Print all entries precisely as they are written.

[Code that draws figures]
.....
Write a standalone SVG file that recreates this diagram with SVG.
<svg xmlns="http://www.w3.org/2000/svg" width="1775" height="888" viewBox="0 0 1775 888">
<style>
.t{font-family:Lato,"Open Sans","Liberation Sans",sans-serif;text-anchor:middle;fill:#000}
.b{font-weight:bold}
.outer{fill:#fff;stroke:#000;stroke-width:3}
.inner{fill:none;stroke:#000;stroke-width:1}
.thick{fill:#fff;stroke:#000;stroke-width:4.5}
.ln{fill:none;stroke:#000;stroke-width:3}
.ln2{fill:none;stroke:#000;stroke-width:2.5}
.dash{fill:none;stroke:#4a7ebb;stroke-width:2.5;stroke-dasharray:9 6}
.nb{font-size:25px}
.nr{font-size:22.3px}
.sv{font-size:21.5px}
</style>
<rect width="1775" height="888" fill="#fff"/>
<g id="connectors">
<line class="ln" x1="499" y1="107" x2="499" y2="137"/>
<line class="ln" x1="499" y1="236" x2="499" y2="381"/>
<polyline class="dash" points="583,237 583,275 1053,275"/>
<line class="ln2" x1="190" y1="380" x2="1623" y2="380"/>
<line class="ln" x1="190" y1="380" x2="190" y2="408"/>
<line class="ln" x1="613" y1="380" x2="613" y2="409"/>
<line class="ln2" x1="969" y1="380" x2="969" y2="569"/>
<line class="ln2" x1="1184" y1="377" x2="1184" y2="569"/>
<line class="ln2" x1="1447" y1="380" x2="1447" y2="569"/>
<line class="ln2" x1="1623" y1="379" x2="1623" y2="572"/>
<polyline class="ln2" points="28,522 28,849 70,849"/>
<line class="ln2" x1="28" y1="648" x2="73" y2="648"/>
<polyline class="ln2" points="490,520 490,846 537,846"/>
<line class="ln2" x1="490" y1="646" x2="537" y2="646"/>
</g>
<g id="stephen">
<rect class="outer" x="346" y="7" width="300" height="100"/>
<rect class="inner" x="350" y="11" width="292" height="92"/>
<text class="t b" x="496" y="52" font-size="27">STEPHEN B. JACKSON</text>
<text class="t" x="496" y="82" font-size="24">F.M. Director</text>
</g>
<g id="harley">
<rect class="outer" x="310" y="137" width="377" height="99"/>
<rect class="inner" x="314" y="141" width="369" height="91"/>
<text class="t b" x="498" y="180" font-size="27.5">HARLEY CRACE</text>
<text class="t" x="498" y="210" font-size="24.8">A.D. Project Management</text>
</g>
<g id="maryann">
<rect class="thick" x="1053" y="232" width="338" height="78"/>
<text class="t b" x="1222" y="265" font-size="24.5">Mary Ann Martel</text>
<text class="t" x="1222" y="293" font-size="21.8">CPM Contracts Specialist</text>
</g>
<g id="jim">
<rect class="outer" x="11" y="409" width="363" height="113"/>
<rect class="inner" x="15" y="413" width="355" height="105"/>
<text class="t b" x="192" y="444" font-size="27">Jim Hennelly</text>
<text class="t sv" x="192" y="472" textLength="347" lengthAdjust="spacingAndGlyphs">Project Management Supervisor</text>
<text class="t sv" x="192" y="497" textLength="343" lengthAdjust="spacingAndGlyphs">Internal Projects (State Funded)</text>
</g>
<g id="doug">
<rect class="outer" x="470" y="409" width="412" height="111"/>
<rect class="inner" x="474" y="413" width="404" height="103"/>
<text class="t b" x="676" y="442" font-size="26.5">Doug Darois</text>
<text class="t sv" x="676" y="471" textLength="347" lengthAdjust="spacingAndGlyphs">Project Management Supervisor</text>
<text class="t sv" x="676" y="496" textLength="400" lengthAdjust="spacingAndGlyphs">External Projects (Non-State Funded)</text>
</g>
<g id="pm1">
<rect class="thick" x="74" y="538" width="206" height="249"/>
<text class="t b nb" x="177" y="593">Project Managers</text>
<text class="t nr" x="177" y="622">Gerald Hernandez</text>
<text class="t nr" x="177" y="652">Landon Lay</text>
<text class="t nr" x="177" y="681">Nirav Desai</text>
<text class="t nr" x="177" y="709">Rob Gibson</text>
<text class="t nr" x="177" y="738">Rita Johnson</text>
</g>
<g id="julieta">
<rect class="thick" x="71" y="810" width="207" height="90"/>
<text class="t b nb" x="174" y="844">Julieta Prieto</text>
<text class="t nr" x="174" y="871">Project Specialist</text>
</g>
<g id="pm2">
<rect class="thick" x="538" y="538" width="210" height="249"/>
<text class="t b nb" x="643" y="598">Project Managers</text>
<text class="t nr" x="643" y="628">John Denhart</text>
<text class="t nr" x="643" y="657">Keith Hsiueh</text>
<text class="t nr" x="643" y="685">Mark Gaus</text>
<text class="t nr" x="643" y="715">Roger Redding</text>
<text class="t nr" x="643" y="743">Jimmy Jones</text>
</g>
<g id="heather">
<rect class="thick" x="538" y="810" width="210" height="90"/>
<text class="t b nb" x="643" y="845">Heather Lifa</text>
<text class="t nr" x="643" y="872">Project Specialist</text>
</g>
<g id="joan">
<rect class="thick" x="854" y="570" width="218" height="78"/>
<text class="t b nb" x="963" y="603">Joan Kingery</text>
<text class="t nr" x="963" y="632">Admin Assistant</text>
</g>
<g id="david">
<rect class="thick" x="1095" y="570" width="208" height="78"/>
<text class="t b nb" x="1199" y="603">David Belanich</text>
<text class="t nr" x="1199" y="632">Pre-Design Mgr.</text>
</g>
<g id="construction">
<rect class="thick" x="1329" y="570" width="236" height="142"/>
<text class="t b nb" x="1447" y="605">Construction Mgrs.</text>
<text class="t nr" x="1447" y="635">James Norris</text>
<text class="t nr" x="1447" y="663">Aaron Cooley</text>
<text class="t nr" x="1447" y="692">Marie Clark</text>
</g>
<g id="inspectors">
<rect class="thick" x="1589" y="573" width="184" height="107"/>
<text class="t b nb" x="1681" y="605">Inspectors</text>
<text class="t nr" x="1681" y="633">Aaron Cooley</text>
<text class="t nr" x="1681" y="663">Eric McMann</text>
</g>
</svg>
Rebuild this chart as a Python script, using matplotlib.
.....
> [Result]:
Write a standalone SVG file that recreates this diagram with SVG.
<svg xmlns="http://www.w3.org/2000/svg" width="1775" height="888" viewBox="0 0 1775 888">
<style>
.t{font-family:Lato,"Open Sans","Liberation Sans",sans-serif;text-anchor:middle;fill:#000}
.b{font-weight:bold}
.outer{fill:#fff;stroke:#000;stroke-width:3}
.inner{fill:none;stroke:#000;stroke-width:1}
.thick{fill:#fff;stroke:#000;stroke-width:4.5}
.ln{fill:none;stroke:#000;stroke-width:3}
.ln2{fill:none;stroke:#000;stroke-width:2.5}
.dash{fill:none;stroke:#4a7ebb;stroke-width:2.5;stroke-dasharray:9 6}
.nb{font-size:25px}
.nr{font-size:22.3px}
.sv{font-size:21.5px}
</style>
<rect width="1775" height="888" fill="#fff"/>
<g id="connectors">
<line class="ln" x1="499" y1="107" x2="499" y2="137"/>
<line class="ln" x1="499" y1="236" x2="499" y2="381"/>
<polyline class="dash" points="583,237 583,275 1053,275"/>
<line class="ln2" x1="190" y1="380" x2="1623" y2="380"/>
<line class="ln" x1="190" y1="380" x2="190" y2="408"/>
<line class="ln" x1="613" y1="380" x2="613" y2="409"/>
<line class="ln2" x1="969" y1="380" x2="969" y2="569"/>
<line class="ln2" x1="1184" y1="377" x2="1184" y2="569"/>
<line class="ln2" x1="1447" y1="380" x2="1447" y2="569"/>
<line class="ln2" x1="1623" y1="379" x2="1623" y2="572"/>
<polyline class="ln2" points="28,522 28,849 70,849"/>
<line class="ln2" x1="28" y1="648" x2="73" y2="648"/>
<polyline class="ln2" points="490,520 490,846 537,846"/>
<line class="ln2" x1="490" y1="646" x2="537" y2="646"/>
</g>
<g id="stephen">
<rect class="outer" x="346" y="7" width="300" height="100"/>
<rect class="inner" x="350" y="11" width="292" height="92"/>
<text class="t b" x="496" y="52" font-size="27">STEPHEN B. JACKSON</text>
<text class="t" x="496" y="82" font-size="24">F.M. Director</text>
</g>
<g id="harley">
<rect class="outer" x="310" y="137" width="377" height="99"/>
<rect class="inner" x="314" y="141" width="369" height="91"/>
<text class="t b" x="498" y="180" font-size="27.5">HARLEY CRACE</text>
<text class="t" x="498" y="210" font-size="24.8">A.D. Project Management</text>
</g>
<g id="maryann">
<rect class="thick" x="1053" y="232" width="338" height="78"/>
<text class="t b" x="1222" y="265" font-size="24.5">Mary Ann Martel</text>
<text class="t" x="1222" y="293" font-size="21.8">CPM Contracts Specialist</text>
</g>
<g id="jim">
<rect class="outer" x="11" y="409" width="363" height="113"/>
<rect class="inner" x="15" y="413" width="355" height="105"/>
<text class="t b" x="192" y="444" font-size="27">Jim Hennelly</text>
<text class="t sv" x="192" y="472" textLength="347" lengthAdjust="spacingAndGlyphs">Project Management Supervisor</text>
<text class="t sv" x="192" y="497" textLength="343" lengthAdjust="spacingAndGlyphs">Internal Projects (State Funded)</text>
</g>
<g id="doug">
<rect class="outer" x="470" y="409" width="412" height="111"/>
<rect class="inner" x="474" y="413" width="404" height="103"/>
<text class="t b" x="676" y="442" font-size="26.5">Doug Darois</text>
<text class="t sv" x="676" y="471" textLength="347" lengthAdjust="spacingAndGlyphs">Project Management Supervisor</text>
<text class="t sv" x="676" y="496" textLength="400" lengthAdjust="spacingAndGlyphs">External Projects (Non-State Funded)</text>
</g>
<g id="pm1">
<rect class="thick" x="74" y="538" width="206" height="249"/>
<text class="t b nb" x="177" y="593">Project Managers</text>
<text class="t nr" x="177" y="622">Gerald Hernandez</text>
<text class="t nr" x="177" y="652">Landon Lay</text>
<text class="t nr" x="177" y="681">Nirav Desai</text>
<text class="t nr" x="177" y="709">Rob Gibson</text>
<text class="t nr" x="177" y="738">Rita Johnson</text>
</g>
<g id="julieta">
<rect class="thick" x="71" y="810" width="207" height="90"/>
<text class="t b nb" x="174" y="844">Julieta Prieto</text>
<text class="t nr" x="174" y="871">Project Specialist</text>
</g>
<g id="pm2">
<rect class="thick" x="538" y="538" width="210" height="249"/>
<text class="t b nb" x="643" y="598">Project Managers</text>
<text class="t nr" x="643" y="628">John Denhart</text>
<text class="t nr" x="643" y="657">Keith Hsiueh</text>
<text class="t nr" x="643" y="685">Mark Gaus</text>
<text class="t nr" x="643" y="715">Roger Redding</text>
<text class="t nr" x="643" y="743">Jimmy Jones</text>
</g>
<g id="heather">
<rect class="thick" x="538" y="810" width="210" height="90"/>
<text class="t b nb" x="643" y="845">Heather Lifa</text>
<text class="t nr" x="643" y="872">Project Specialist</text>
</g>
<g id="joan">
<rect class="thick" x="854" y="570" width="218" height="78"/>
<text class="t b nb" x="963" y="603">Joan Kingery</text>
<text class="t nr" x="963" y="632">Admin Assistant</text>
</g>
<g id="david">
<rect class="thick" x="1095" y="570" width="208" height="78"/>
<text class="t b nb" x="1199" y="603">David Belanich</text>
<text class="t nr" x="1199" y="632">Pre-Design Mgr.</text>
</g>
<g id="construction">
<rect class="thick" x="1329" y="570" width="236" height="142"/>
<text class="t b nb" x="1447" y="605">Construction Mgrs.</text>
<text class="t nr" x="1447" y="635">James Norris</text>
<text class="t nr" x="1447" y="663">Aaron Cooley</text>
<text class="t nr" x="1447" y="692">Marie Clark</text>
</g>
<g id="inspectors">
<rect class="thick" x="1589" y="573" width="184" height="107"/>
<text class="t b nb" x="1681" y="605">Inspectors</text>
<text class="t nr" x="1681" y="633">Aaron Cooley</text>
<text class="t nr" x="1681" y="663">Eric McMann</text>
</g>
</svg>
Rebuild this chart as a Python script, using matplotlib.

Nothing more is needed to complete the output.